From 1876 to 1886, he had charge of the main triangulation and astronomical work on the west coast; the records of the computing division showed that the results of his observations stood higher than any ever executed in America, Europe, or India, and they were characterized as “unique in the history of geodesy.
In 1881, Davidson twice measured the Yolo base line, one of the geodesic base lines that formed the foundation of triangulating distances in California. At that time, it was the longest base line yet attempted in trigonometrical operations, and the system of triangulation directly connected therewith was called in his honor the “Davidson quadrilaterals.” He also measured the Los Angeles base line three times in 1888-1889. He retired from the Coast Survey in 1895, after 50 years of service.
Davidson also founded the Davidson Observatory in San Francisco, which was the first astronomical observatory on the Pacific coast of North America, and in 1869 brought the Pacific geodetic of the coast survey in telegraphic longitude connection with Greenwich.

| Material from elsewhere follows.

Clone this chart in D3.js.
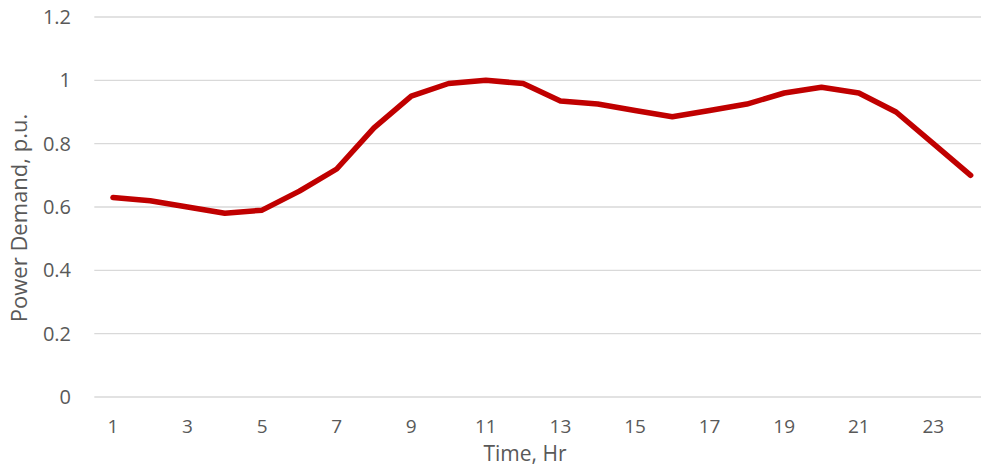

His astronomical work includes the observation of the total solar eclipse under the 60th parallel, in 1869; determination of the 120th meridian in 1873; charge of the U. S. transit of Venus expedition, in 1874; recovery of the transit of Venus station of 1709 in Lower California occupied by Auteroche de la Chappe; observation of the total solar eclipse of January 7, 1880; and in 1882 charge of the party to observe the transit of Venus in New Mexico.
Other positions held by Davidson include president of the California Academy of Sciences from 1871 to 1887, Honorary Professor of Geodesy and Astronomy, and Regent of the University of California from 1877 to 1885. After his retirement from the Coast Survey, he became the first professor of geography at the University of California, Berkeley, and chaired that department from 1898 until his retirement in 1905, and remained an emeritus professor until his death. Davidson was one of 182 charter members of the Sierra Club in 1892 and served as a member of its board of directors from 1894 to 1910.